- Episode no.: Series 1 Episode 2
- Directed by: Declan Lowney
- Written by: Graham Linehan; Arthur Mathews;
- Original air date: 28 April 1995

Guest appearance
- Michael Redmond as Father Paul Stone

Episode chronology
| ← Previous "Good Luck, Father Ted" | Next → "The Passion of Saint Tibulus" |

= Entertaining Father Stone =

"Entertaining Father Stone" is the second episode of Channel 4 sitcom Father Ted.

Arthur Mathews introduces this episode by stating that the idea for Father Stone came from a 'friend' of a friend who stayed with the friend for his holidays and used to cheat at golf. This person had the ability to dominate and ruin the atmosphere of a room.

==Synopsis==
Ted announces to a horrified Dougal that Father Paul Stone (Michael Redmond) has come for his holidays. For the preceding six years, Father Stone has visited the parochial house; he is pathologically boring and is totally unable to hold a conversation, giving one-sentence answers at the most and dominating the room with his awkward protracted silences. To try to stop him from coming, Ted told Father Stone incredible lies, but this failed to deter him.

Even when Father Stone arrives, Ted and Dougal make excuses to have him leave the house, but Stone offers to stay regardless of the conditions. After Father Stone stays through Ted's birthday party three weeks later, making it an awkward time for all the guests, Ted prays to God to get rid of Stone anyway he can. The next day, Ted and Dougal go to the Crazy Golf Course in the middle of a thunderstorm, thinking this is better than hanging around Father Stone. However, Father Stone has followed them there. Ted suggests that Father Stone should try a go at golf; as he raises the club, Father Stone is struck by lightning.

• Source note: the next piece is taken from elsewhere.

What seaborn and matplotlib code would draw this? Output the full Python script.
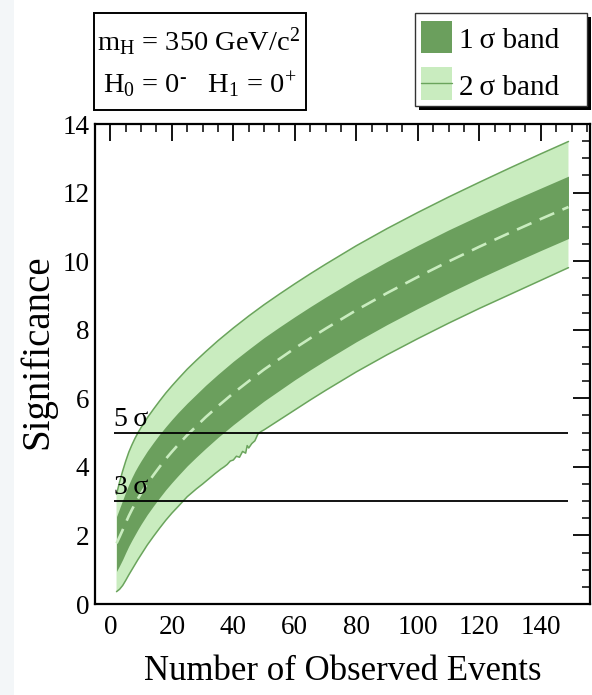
import matplotlib
matplotlib.use("Agg")
import matplotlib.pyplot as plt
from matplotlib.patches import Rectangle
import seaborn as sns
import pandas as pd

# ---- data ----
n_events = [2, 3, 4, 5, 6, 7, 8, 9, 10, 12, 14, 16, 18, 20, 22, 25, 28, 31, 35, 40, 45, 50, 55, 60, 65, 70, 80, 90, 100, 110, 120, 130, 140, 149]
median = [1.77, 1.96, 2.16, 2.37, 2.57, 2.75, 2.92, 3.08, 3.23, 3.51, 3.76, 4.0, 4.23, 4.44, 4.64, 4.93, 5.19, 5.45, 5.77, 6.15, 6.5, 6.84, 7.15, 7.46, 7.75, 8.03, 8.57, 9.07, 9.54, 9.99, 10.42, 10.83, 11.23, 11.58]
one_sigma_hi = [2.55, 2.79, 3.03, 3.27, 3.49, 3.69, 3.87, 4.03, 4.18, 4.46, 4.71, 4.95, 5.17, 5.38, 5.58, 5.86, 6.12, 6.38, 6.7, 7.08, 7.43, 7.77, 8.08, 8.38, 8.67, 8.95, 9.49, 9.99, 10.46, 10.91, 11.33, 11.74, 12.13, 12.48]
one_sigma_lo = [0.95, 1.12, 1.3, 1.5, 1.69, 1.86, 2.02, 2.18, 2.33, 2.61, 2.86, 3.1, 3.33, 3.54, 3.74, 4.03, 4.29, 4.54, 4.86, 5.23, 5.58, 5.92, 6.23, 6.54, 6.83, 7.11, 7.65, 8.15, 8.62, 9.07, 9.5, 9.91, 10.31, 10.66]
two_sigma_hi = [3.2, 3.56, 3.88, 4.17, 4.43, 4.64, 4.83, 5.0, 5.15, 5.43, 5.68, 5.92, 6.15, 6.36, 6.56, 6.85, 7.11, 7.36, 7.68, 8.05, 8.4, 8.73, 9.04, 9.34, 9.63, 9.91, 10.45, 10.95, 11.42, 11.87, 12.3, 12.72, 13.13, 13.49]

n_lower2 = [2, 3, 4, 5, 6, 7, 8, 9, 10, 12, 14, 16, 18, 20, 22, 25, 28, 30, 32, 34, 36, 37, 38, 39, 40, 41, 42, 43, 44, 44.5, 45, 46, 47, 48, 49, 50, 55, 60, 65, 70, 80, 90, 100, 110, 120, 130, 140, 149]
two_sigma_lo = [0.36, 0.43, 0.54, 0.69, 0.85, 1.0, 1.15, 1.3, 1.44, 1.72, 1.97, 2.21, 2.44, 2.65, 2.84, 3.13, 3.36, 3.5, 3.65, 3.8, 3.94, 4.0, 4.07, 4.17, 4.2, 4.31, 4.28, 4.45, 4.4, 4.62, 4.55, 4.68, 4.76, 4.96, 5.03, 5.08, 5.37, 5.66, 5.95, 6.23, 6.77, 7.27, 7.74, 8.19, 8.62, 9.03, 9.44, 9.81]

ref_levels = [5, 3]
ref_labels = ["5\u2009σ", "3\u2009σ"]

DARK = "#6b9f5d"
LIGHT = "#c9ecbf"
EDGE = "#6aa45c"

sns.set_theme(style="white")
plt.rcParams["font.family"] = ["Liberation Serif", "DejaVu Serif"]
plt.rcParams["text.color"] = "black"
plt.rcParams["mathtext.fontset"] = "custom"
plt.rcParams["mathtext.rm"] = "Liberation Serif"
plt.rcParams["mathtext.it"] = "Liberation Serif:italic"

fig = plt.figure(figsize=(5.92, 6.95), dpi=100)
fig.patch.set_facecolor("white")
fig.patches.append(Rectangle((0, 0), 14 / 592, 1, transform=fig.transFigure,
                             facecolor="#f3f6f8", edgecolor="none", zorder=0))

ax = fig.add_axes([95 / 592, 1 - 604 / 695, 495 / 592, 480 / 695])

df = pd.DataFrame({"n": n_events, "median": median, "hi1": one_sigma_hi,
                   "lo1": one_sigma_lo, "hi2": two_sigma_hi})
dfl = pd.DataFrame({"n": n_lower2, "lo2": two_sigma_lo})

# 2 sigma band
poly_x = list(df["n"]) + list(dfl["n"])[::-1]
poly_y = list(df["hi2"]) + list(dfl["lo2"])[::-1]
ax.fill(poly_x, poly_y, color=LIGHT, lw=0, zorder=1)
sns.lineplot(data=df, x="n", y="hi2", color=EDGE, lw=1.1, ax=ax, zorder=2)
sns.lineplot(data=dfl, x="n", y="lo2", color=EDGE, lw=1.1, ax=ax, zorder=2)

# 1 sigma band
ax.fill_between(df["n"], df["lo1"], df["hi1"], color=DARK, lw=0, zorder=3)

# median
sns.lineplot(data=df, x="n", y="median", color=LIGHT, lw=1.9, ax=ax, zorder=4)
ax.lines[-1].set_dashes((6, 3.4))

# reference lines
for lev, lab in zip(ref_levels, ref_labels):
    ax.hlines(lev, 1.2, 149, color="black", lw=1.3, zorder=5)
    ax.text(1.3, lev + 0.2, lab, fontsize=20, ha="left", va="baseline", zorder=6,
            color="black")

ax.set_xlim(-5, 156)
ax.set_ylim(0, 14)
ax.set_xticks([0, 20, 40, 60, 80, 100, 120, 140])
ax.set_xticks(range(-5, 156, 5), minor=True)
ax.set_yticks([0, 2, 4, 6, 8, 10, 12, 14])
ax.set_yticks([i * 0.5 for i in range(29)], minor=True)
ax.tick_params(axis="both", which="both", direction="in", top=True, right=True,
               colors="black", labelsize=19.5)
ax.tick_params(axis="both", which="major", length=12, width=1.3)
ax.tick_params(axis="both", which="minor", length=6, width=1.1)
ax.tick_params(axis="x", which="major", pad=8)
ax.tick_params(axis="y", which="major", pad=4)
for s in ax.spines.values():
    s.set_color("black")
    s.set_linewidth(1.6)
ax.set_xlabel("")
ax.set_ylabel("")
fig.text(343 / 592, 1 - 672 / 695, "Number of Observed Events", fontsize=25,
         ha="center", va="center", color="black")
fig.text(38 / 592, 1 - 352 / 695, "Significance", fontsize=28, rotation=90,
         ha="center", va="center", color="black")

# info box (left)
fig.patches.append(Rectangle((94 / 592, 1 - 110 / 695), 212 / 592, 97 / 695,
                             transform=fig.transFigure, facecolor="white",
                             edgecolor="black", lw=1.4))
fig.text(199 / 592, 1 - 42 / 695, r"m$_{\mathrm{H}}$ = 350 GeV/c$^{2}$", fontsize=20.5,
         ha="center", va="center", color="black")
fig.text(200 / 592, 1 - 85 / 695, r"H$_{0}$ = 0$^{\mathrm{\text{-}}}$   H$_{1}$ = 0$^{+}$",
         fontsize=20.5, ha="center", va="center", color="black")

# legend (right) with shadow
fig.patches.append(Rectangle((419 / 592, 1 - 110 / 695), 172 / 592, 93 / 695,
                             transform=fig.transFigure, facecolor="black",
                             edgecolor="black", lw=0))
fig.patches.append(Rectangle((415 / 592, 1 - 106 / 695), 172 / 592, 93 / 695,
                             transform=fig.transFigure, facecolor="white",
                             edgecolor="#333333", lw=1.0))
fig.patches.append(Rectangle((421 / 592, 1 - 53 / 695), 31 / 592, 32 / 695,
                             transform=fig.transFigure, facecolor=DARK, lw=0))
fig.patches.append(Rectangle((421 / 592, 1 - 100 / 695), 31 / 592, 33 / 695,
                             transform=fig.transFigure, facecolor=LIGHT, lw=0))
fig.lines.append(plt.Line2D([421 / 592, 452 / 592], [1 - 83 / 695] * 2,
                            transform=fig.transFigure, color=EDGE, lw=1.0))
fig.text(459 / 592, 1 - 41 / 695, "1\u2009σ band", fontsize=21, ha="left", va="center",
         color="black")
fig.text(459 / 592, 1 - 88 / 695, "2\u2009σ band", fontsize=21, ha="left", va="center",
         color="black")

fig.savefig("out.png", dpi=100)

At the local hospital, Father Stone is found to be in shock: standing up, still holding the golf club, and not responding to any stimulus. Father Stone's parents and maternal grandmother arrive. His grandmother privately warns Ted that she knows what he is up to, while his mother goes on about how much Father Stone looked forward to his visits at Craggy Island, showing a picture of Ted and Father Stone that he drew. Ted feels very guilty about having prayed for Father Stone to leave, and scared that the grandmother seems to know what he did. Ted begins praying at Father Stone's bedside, saying that Paul can stay for as long as he wants, that he will look after him "for the rest of his days". After a brief interval, Father Stone regains consciousness, and is his old self again, giving one-word answers. Finally, Father Stone, as promised, has been allowed to stay on Craggy Island. A faint smile breaks across his face.

==Production==
The episode's title is a play on the name of the play Entertaining Mr Sloane by playwright Joe Orton. The picture Father Stone paints of himself and Ted can be seen on the wall, in the living room, in later episodes. There is a slight continuity error in this episode, the JVC video recorder which was given to Ted and Dougal as a gift in the following episode can be seen on top of the television.

Mathews makes a cameo appearance as a guest at Ted's birthday party. This episode is Mathews's favourite, and was given the prominent position of airing as the series' second episode for this reason. The character of Father Stone is based on a man who repeatedly invited himself to visit two of Mathews' friends; according to Mathews, the visitor was eager to see the couple, but never made any attempt to be good company.

Linehan and Mathews clashed with the art department on this episode: the writers wanted the show's hospitals and police stations modern, to contrast with Craggy Island's environs, but they ended up looking similarly rural and beaten-down.

Kate Binchy, the actress who played Father Stone's mother, became ill shortly before filming was due to begin. The production had insufficient time to find a replacement, and resorted to casting Pauline McLynn in the role. McLynn was prepared to play the part, and was in full make-up and costume on the day of filming; however, Binchy recovered at the last minute and was able to take the role. The writers later noted that they would have "gotten away with it" since Mrs Doyle had hardly been shown at this point in the series, but that it would have been the "oddest thing in the world" on repeated viewings.